Data extract ▸
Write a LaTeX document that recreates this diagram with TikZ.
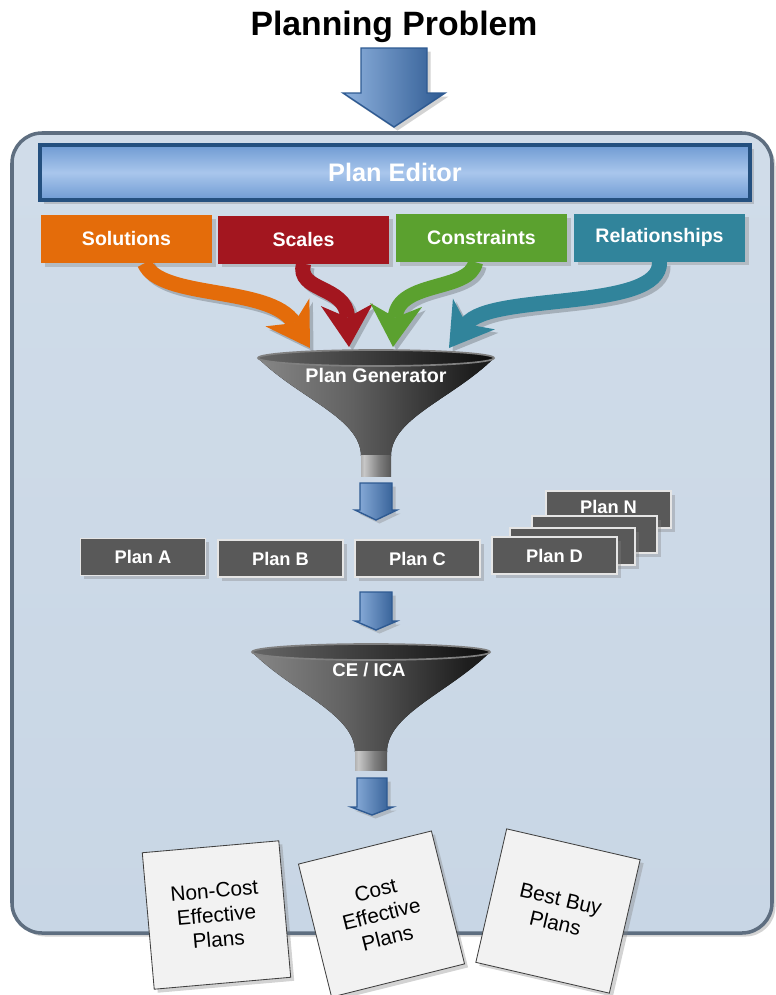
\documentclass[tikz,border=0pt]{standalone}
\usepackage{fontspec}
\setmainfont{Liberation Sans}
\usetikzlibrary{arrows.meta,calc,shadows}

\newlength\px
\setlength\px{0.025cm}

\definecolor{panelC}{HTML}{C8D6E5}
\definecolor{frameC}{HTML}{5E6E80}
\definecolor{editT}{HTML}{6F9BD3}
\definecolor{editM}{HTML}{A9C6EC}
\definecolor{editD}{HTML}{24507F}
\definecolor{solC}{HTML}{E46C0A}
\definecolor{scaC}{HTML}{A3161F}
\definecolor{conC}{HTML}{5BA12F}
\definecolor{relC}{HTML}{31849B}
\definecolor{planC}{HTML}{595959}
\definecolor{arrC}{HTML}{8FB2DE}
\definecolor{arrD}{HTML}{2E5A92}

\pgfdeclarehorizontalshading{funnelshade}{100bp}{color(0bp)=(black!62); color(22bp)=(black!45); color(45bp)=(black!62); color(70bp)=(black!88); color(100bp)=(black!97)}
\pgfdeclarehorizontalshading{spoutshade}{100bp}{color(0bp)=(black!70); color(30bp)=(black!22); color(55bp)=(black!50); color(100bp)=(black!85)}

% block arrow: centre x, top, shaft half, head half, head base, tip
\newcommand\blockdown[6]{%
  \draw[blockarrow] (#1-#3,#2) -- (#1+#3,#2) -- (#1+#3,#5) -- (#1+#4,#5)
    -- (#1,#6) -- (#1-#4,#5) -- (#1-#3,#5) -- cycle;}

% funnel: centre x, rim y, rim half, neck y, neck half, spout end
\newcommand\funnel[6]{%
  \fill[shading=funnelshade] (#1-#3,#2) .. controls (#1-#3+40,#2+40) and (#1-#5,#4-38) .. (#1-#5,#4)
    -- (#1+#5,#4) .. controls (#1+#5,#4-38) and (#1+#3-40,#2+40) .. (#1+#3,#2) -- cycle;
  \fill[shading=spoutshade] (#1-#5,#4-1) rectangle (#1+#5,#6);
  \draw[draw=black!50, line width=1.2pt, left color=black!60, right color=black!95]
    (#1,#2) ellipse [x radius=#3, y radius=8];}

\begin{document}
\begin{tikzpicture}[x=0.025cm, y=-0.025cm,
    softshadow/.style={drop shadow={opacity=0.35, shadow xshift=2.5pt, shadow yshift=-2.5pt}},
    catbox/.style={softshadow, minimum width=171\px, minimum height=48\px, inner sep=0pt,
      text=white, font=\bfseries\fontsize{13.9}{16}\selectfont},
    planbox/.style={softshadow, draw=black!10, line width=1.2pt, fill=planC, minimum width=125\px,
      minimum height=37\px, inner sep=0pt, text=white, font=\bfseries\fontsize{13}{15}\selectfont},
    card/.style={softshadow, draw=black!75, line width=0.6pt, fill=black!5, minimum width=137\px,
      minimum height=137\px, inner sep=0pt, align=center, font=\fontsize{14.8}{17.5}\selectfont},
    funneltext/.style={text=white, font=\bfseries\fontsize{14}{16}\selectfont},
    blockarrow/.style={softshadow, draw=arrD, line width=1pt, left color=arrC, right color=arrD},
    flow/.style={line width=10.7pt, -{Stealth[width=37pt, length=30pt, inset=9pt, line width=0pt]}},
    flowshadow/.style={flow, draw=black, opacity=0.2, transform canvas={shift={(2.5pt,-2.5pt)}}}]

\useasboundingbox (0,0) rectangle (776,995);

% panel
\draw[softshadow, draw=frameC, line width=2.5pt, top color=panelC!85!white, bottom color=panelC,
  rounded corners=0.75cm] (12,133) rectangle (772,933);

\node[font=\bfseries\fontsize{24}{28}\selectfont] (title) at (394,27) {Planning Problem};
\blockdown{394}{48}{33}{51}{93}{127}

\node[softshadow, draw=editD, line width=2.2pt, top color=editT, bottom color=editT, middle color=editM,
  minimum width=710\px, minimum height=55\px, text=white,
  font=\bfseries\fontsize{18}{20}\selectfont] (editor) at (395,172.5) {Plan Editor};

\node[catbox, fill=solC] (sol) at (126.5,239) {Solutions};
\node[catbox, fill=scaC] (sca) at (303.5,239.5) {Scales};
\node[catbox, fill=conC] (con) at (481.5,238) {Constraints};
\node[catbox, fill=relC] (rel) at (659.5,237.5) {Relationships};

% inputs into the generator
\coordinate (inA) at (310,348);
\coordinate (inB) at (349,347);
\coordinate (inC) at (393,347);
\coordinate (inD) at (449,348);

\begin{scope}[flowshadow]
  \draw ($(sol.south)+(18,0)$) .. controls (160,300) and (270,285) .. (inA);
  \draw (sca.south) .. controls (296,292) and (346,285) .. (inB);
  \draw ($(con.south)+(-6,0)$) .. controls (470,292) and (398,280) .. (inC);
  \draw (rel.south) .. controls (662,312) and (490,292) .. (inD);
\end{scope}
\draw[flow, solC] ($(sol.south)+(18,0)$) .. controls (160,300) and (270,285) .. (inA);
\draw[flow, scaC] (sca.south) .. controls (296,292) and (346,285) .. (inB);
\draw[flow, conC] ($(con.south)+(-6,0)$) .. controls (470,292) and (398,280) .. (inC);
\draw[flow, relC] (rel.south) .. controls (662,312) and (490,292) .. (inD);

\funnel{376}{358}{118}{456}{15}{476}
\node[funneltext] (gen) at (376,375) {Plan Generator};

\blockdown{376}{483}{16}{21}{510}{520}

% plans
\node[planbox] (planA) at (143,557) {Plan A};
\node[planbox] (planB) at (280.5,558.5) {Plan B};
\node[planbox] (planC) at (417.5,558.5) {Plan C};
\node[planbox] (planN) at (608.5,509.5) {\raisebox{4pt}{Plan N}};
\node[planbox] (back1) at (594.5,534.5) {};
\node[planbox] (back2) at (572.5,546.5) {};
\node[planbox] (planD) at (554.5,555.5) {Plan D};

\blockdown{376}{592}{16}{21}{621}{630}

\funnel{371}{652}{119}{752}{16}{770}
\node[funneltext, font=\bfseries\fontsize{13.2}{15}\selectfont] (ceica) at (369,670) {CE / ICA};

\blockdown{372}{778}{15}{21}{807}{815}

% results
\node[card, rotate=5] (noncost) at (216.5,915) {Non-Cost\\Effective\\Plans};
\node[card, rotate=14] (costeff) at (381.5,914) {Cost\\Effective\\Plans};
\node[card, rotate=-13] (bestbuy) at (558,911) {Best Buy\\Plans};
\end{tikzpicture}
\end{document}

Set exercise ▸ Pictures excluded, quote all the data above exactly.

The output ▸
Write a LaTeX document that recreates this diagram with TikZ.
\documentclass[tikz,border=0pt]{standalone}
\usepackage{fontspec}
\setmainfont{Liberation Sans}
\usetikzlibrary{arrows.meta,calc,shadows}

\newlength\px
\setlength\px{0.025cm}

\definecolor{panelC}{HTML}{C8D6E5}
\definecolor{frameC}{HTML}{5E6E80}
\definecolor{editT}{HTML}{6F9BD3}
\definecolor{editM}{HTML}{A9C6EC}
\definecolor{editD}{HTML}{24507F}
\definecolor{solC}{HTML}{E46C0A}
\definecolor{scaC}{HTML}{A3161F}
\definecolor{conC}{HTML}{5BA12F}
\definecolor{relC}{HTML}{31849B}
\definecolor{planC}{HTML}{595959}
\definecolor{arrC}{HTML}{8FB2DE}
\definecolor{arrD}{HTML}{2E5A92}

\pgfdeclarehorizontalshading{funnelshade}{100bp}{color(0bp)=(black!62); color(22bp)=(black!45); color(45bp)=(black!62); color(70bp)=(black!88); color(100bp)=(black!97)}
\pgfdeclarehorizontalshading{spoutshade}{100bp}{color(0bp)=(black!70); color(30bp)=(black!22); color(55bp)=(black!50); color(100bp)=(black!85)}

% block arrow: centre x, top, shaft half, head half, head base, tip
\newcommand\blockdown[6]{%
  \draw[blockarrow] (#1-#3,#2) -- (#1+#3,#2) -- (#1+#3,#5) -- (#1+#4,#5)
    -- (#1,#6) -- (#1-#4,#5) -- (#1-#3,#5) -- cycle;}

% funnel: centre x, rim y, rim half, neck y, neck half, spout end
\newcommand\funnel[6]{%
  \fill[shading=funnelshade] (#1-#3,#2) .. controls (#1-#3+40,#2+40) and (#1-#5,#4-38) .. (#1-#5,#4)
    -- (#1+#5,#4) .. controls (#1+#5,#4-38) and (#1+#3-40,#2+40) .. (#1+#3,#2) -- cycle;
  \fill[shading=spoutshade] (#1-#5,#4-1) rectangle (#1+#5,#6);
  \draw[draw=black!50, line width=1.2pt, left color=black!60, right color=black!95]
    (#1,#2) ellipse [x radius=#3, y radius=8];}

\begin{document}
\begin{tikzpicture}[x=0.025cm, y=-0.025cm,
    softshadow/.style={drop shadow={opacity=0.35, shadow xshift=2.5pt, shadow yshift=-2.5pt}},
    catbox/.style={softshadow, minimum width=171\px, minimum height=48\px, inner sep=0pt,
      text=white, font=\bfseries\fontsize{13.9}{16}\selectfont},
    planbox/.style={softshadow, draw=black!10, line width=1.2pt, fill=planC, minimum width=125\px,
      minimum height=37\px, inner sep=0pt, text=white, font=\bfseries\fontsize{13}{15}\selectfont},
    card/.style={softshadow, draw=black!75, line width=0.6pt, fill=black!5, minimum width=137\px,
      minimum height=137\px, inner sep=0pt, align=center, font=\fontsize{14.8}{17.5}\selectfont},
    funneltext/.style={text=white, font=\bfseries\fontsize{14}{16}\selectfont},
    blockarrow/.style={softshadow, draw=arrD, line width=1pt, left color=arrC, right color=arrD},
    flow/.style={line width=10.7pt, -{Stealth[width=37pt, length=30pt, inset=9pt, line width=0pt]}},
    flowshadow/.style={flow, draw=black, opacity=0.2, transform canvas={shift={(2.5pt,-2.5pt)}}}]

\useasboundingbox (0,0) rectangle (776,995);

% panel
\draw[softshadow, draw=frameC, line width=2.5pt, top color=panelC!85!white, bottom color=panelC,
  rounded corners=0.75cm] (12,133) rectangle (772,933);

\node[font=\bfseries\fontsize{24}{28}\selectfont] (title) at (394,27) {Planning Problem};
\blockdown{394}{48}{33}{51}{93}{127}

\node[softshadow, draw=editD, line width=2.2pt, top color=editT, bottom color=editT, middle color=editM,
  minimum width=710\px, minimum height=55\px, text=white,
  font=\bfseries\fontsize{18}{20}\selectfont] (editor) at (395,172.5) {Plan Editor};

\node[catbox, fill=solC] (sol) at (126.5,239) {Solutions};
\node[catbox, fill=scaC] (sca) at (303.5,239.5) {Scales};
\node[catbox, fill=conC] (con) at (481.5,238) {Constraints};
\node[catbox, fill=relC] (rel) at (659.5,237.5) {Relationships};

% inputs into the generator
\coordinate (inA) at (310,348);
\coordinate (inB) at (349,347);
\coordinate (inC) at (393,347);
\coordinate (inD) at (449,348);

\begin{scope}[flowshadow]
  \draw ($(sol.south)+(18,0)$) .. controls (160,300) and (270,285) .. (inA);
  \draw (sca.south) .. controls (296,292) and (346,285) .. (inB);
  \draw ($(con.south)+(-6,0)$) .. controls (470,292) and (398,280) .. (inC);
  \draw (rel.south) .. controls (662,312) and (490,292) .. (inD);
\end{scope}
\draw[flow, solC] ($(sol.south)+(18,0)$) .. controls (160,300) and (270,285) .. (inA);
\draw[flow, scaC] (sca.south) .. controls (296,292) and (346,285) .. (inB);
\draw[flow, conC] ($(con.south)+(-6,0)$) .. controls (470,292) and (398,280) .. (inC);
\draw[flow, relC] (rel.south) .. controls (662,312) and (490,292) .. (inD);

\funnel{376}{358}{118}{456}{15}{476}
\node[funneltext] (gen) at (376,375) {Plan Generator};

\blockdown{376}{483}{16}{21}{510}{520}

% plans
\node[planbox] (planA) at (143,557) {Plan A};
\node[planbox] (planB) at (280.5,558.5) {Plan B};
\node[planbox] (planC) at (417.5,558.5) {Plan C};
\node[planbox] (planN) at (608.5,509.5) {\raisebox{4pt}{Plan N}};
\node[planbox] (back1) at (594.5,534.5) {};
\node[planbox] (back2) at (572.5,546.5) {};
\node[planbox] (planD) at (554.5,555.5) {Plan D};

\blockdown{376}{592}{16}{21}{621}{630}

\funnel{371}{652}{119}{752}{16}{770}
\node[funneltext, font=\bfseries\fontsize{13.2}{15}\selectfont] (ceica) at (369,670) {CE / ICA};

\blockdown{372}{778}{15}{21}{807}{815}

% results
\node[card, rotate=5] (noncost) at (216.5,915) {Non-Cost\\Effective\\Plans};
\node[card, rotate=14] (costeff) at (381.5,914) {Cost\\Effective\\Plans};
\node[card, rotate=-13] (bestbuy) at (558,911) {Best Buy\\Plans};
\end{tikzpicture}
\end{document}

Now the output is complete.